STATED GOAL: Exactly the lines from the one with "Emit a Python" through the one with "FONT = 'DejaVu", inclusive, are to be repeated, and the pictures are not.
╭─ SOURCE MATERIAL
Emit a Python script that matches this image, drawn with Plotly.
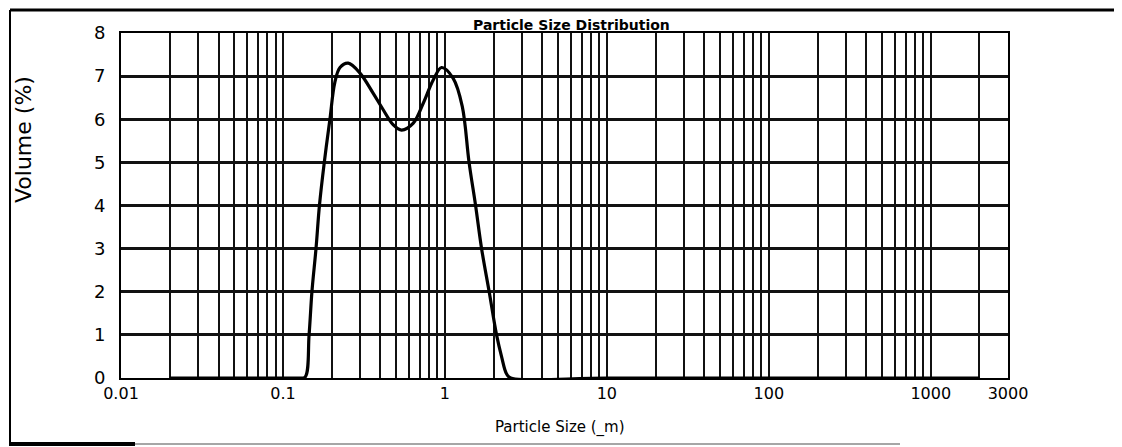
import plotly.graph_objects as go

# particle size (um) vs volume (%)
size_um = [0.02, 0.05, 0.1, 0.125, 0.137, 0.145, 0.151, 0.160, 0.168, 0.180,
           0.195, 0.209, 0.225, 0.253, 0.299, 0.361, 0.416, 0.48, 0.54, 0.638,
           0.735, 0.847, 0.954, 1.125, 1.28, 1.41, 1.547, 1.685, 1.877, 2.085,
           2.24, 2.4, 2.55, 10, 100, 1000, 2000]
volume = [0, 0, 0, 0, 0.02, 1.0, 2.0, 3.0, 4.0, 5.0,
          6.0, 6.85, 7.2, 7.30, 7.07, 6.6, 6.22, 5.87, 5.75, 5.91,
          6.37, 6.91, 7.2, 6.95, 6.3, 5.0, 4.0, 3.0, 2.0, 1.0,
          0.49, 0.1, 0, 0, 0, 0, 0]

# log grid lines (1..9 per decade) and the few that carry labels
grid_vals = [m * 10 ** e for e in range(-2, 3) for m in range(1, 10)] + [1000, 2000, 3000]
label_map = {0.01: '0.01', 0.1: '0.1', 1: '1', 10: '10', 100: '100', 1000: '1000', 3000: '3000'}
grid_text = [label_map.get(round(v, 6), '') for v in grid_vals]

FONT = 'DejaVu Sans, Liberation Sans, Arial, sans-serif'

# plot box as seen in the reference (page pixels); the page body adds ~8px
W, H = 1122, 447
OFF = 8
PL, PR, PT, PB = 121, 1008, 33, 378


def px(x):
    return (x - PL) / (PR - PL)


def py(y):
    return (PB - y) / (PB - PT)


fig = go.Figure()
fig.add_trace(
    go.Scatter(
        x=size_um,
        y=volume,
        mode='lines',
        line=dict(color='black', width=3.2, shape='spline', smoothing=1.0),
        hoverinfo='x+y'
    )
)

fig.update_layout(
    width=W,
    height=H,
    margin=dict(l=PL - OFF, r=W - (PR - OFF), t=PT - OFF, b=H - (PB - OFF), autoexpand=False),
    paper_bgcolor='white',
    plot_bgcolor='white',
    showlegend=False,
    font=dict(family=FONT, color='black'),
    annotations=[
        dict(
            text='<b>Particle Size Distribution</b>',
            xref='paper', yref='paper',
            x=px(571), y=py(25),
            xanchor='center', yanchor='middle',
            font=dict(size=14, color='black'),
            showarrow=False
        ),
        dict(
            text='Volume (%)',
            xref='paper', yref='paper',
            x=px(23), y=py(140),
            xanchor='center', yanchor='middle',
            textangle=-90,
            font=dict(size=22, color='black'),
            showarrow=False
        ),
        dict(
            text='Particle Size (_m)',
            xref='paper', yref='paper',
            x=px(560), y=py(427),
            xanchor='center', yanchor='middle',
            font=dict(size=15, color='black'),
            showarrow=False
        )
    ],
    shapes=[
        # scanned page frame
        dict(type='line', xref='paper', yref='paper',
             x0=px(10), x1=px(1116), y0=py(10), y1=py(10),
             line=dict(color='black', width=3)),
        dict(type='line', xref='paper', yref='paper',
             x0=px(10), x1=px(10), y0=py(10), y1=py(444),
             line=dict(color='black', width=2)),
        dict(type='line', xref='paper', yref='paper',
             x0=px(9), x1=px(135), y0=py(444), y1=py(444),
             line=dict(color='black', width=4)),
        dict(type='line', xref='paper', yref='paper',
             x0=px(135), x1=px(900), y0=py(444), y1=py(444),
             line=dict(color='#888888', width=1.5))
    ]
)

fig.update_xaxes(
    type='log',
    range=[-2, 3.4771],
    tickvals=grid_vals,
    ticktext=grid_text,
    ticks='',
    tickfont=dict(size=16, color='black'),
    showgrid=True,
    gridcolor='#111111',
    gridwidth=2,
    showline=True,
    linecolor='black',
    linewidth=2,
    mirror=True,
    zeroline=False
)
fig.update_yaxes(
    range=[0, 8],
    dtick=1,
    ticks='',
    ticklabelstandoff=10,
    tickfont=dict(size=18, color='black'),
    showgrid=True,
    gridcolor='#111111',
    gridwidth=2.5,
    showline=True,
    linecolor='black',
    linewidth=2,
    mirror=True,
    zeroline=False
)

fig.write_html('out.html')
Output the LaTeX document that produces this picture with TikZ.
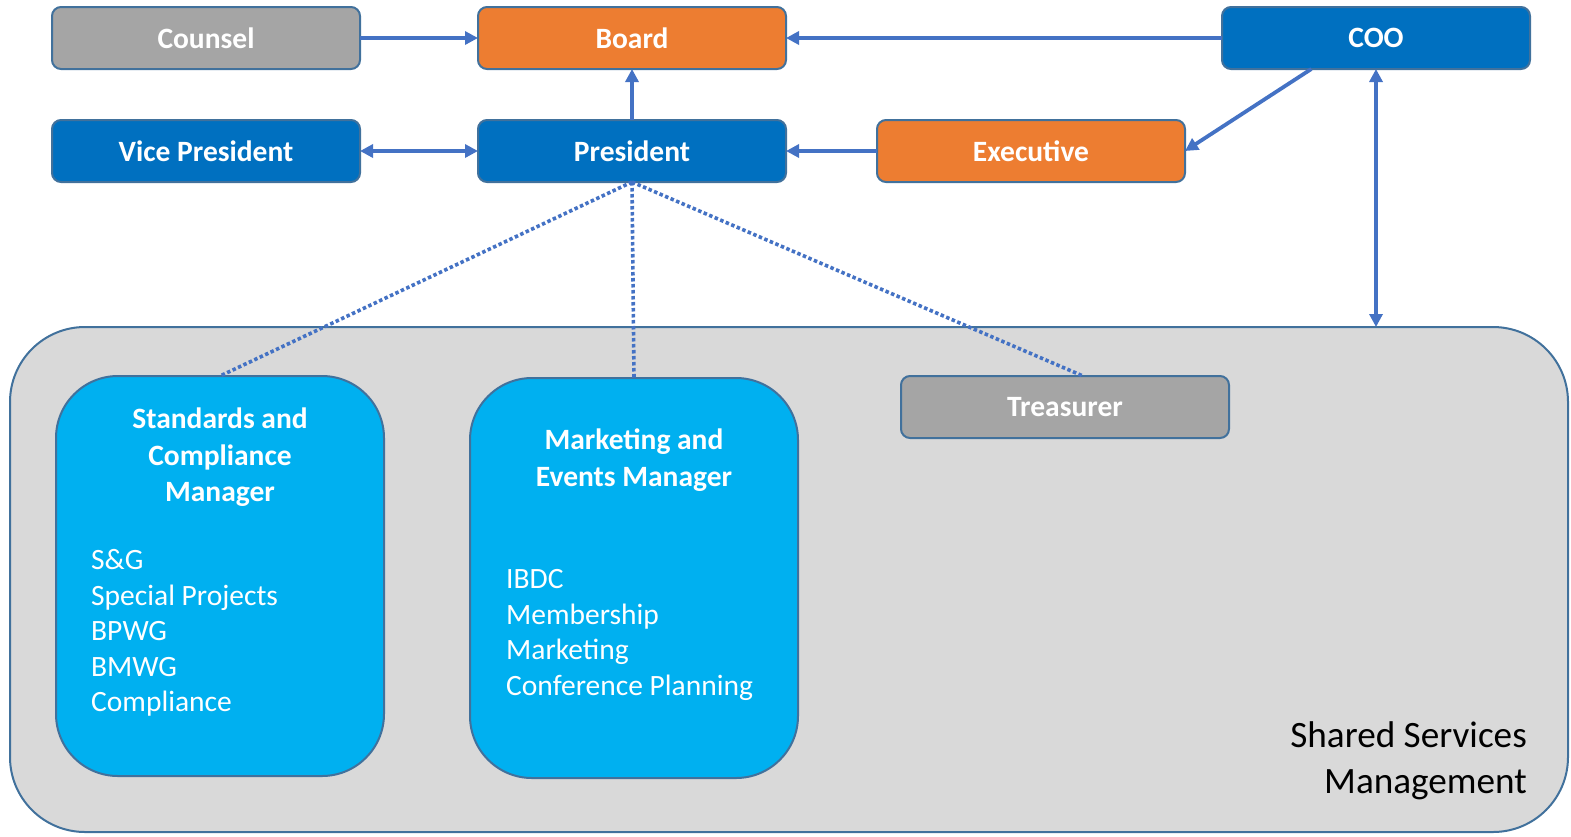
╰─
╭─ SOURCE MATERIAL
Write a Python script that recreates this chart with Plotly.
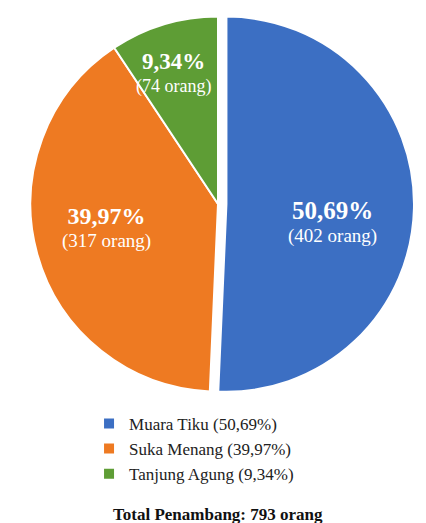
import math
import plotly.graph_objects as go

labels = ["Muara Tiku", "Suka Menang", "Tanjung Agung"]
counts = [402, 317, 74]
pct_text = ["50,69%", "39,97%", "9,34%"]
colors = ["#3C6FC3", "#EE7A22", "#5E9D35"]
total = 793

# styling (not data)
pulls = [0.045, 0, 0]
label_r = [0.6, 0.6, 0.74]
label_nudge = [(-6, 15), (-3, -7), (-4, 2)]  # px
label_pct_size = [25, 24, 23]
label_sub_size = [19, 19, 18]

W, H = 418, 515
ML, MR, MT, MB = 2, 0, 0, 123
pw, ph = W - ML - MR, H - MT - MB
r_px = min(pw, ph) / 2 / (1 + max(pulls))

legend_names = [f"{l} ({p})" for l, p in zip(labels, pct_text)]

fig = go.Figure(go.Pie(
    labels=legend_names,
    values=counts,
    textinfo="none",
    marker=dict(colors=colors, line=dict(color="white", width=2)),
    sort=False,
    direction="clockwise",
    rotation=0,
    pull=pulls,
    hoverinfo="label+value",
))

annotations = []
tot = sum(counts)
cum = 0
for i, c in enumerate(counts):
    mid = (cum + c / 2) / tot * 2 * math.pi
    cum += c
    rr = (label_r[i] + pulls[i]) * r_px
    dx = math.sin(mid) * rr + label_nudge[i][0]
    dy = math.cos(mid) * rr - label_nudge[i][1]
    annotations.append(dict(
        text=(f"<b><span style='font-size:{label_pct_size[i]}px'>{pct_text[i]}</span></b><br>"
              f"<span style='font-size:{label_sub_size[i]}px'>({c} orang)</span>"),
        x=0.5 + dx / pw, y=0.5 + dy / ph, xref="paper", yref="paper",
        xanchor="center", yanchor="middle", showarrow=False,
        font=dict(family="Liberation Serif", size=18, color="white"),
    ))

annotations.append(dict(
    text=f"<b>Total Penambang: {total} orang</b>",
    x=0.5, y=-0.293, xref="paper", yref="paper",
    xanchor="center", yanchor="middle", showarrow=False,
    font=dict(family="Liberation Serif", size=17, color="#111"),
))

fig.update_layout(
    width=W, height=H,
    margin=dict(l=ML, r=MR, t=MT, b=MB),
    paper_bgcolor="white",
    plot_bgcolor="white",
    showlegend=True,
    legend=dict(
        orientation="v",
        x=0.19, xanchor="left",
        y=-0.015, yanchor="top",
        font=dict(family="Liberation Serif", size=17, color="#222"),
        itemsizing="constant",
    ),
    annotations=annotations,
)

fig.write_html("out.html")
╰─
EXERCISE OUTPUT:
Emit a Python script that matches this image, drawn with Plotly.
import plotly.graph_objects as go

# particle size (um) vs volume (%)
size_um = [0.02, 0.05, 0.1, 0.125, 0.137, 0.145, 0.151, 0.160, 0.168, 0.180,
           0.195, 0.209, 0.225, 0.253, 0.299, 0.361, 0.416, 0.48, 0.54, 0.638,
           0.735, 0.847, 0.954, 1.125, 1.28, 1.41, 1.547, 1.685, 1.877, 2.085,
           2.24, 2.4, 2.55, 10, 100, 1000, 2000]
volume = [0, 0, 0, 0, 0.02, 1.0, 2.0, 3.0, 4.0, 5.0,
          6.0, 6.85, 7.2, 7.30, 7.07, 6.6, 6.22, 5.87, 5.75, 5.91,
          6.37, 6.91, 7.2, 6.95, 6.3, 5.0, 4.0, 3.0, 2.0, 1.0,
          0.49, 0.1, 0, 0, 0, 0, 0]

# log grid lines (1..9 per decade) and the few that carry labels
grid_vals = [m * 10 ** e for e in range(-2, 3) for m in range(1, 10)] + [1000, 2000, 3000]
label_map = {0.01: '0.01', 0.1: '0.1', 1: '1', 10: '10', 100: '100', 1000: '1000', 3000: '3000'}
grid_text = [label_map.get(round(v, 6), '') for v in grid_vals]

FONT = 'DejaVu Sans, Liberation Sans, Arial, sans-serif'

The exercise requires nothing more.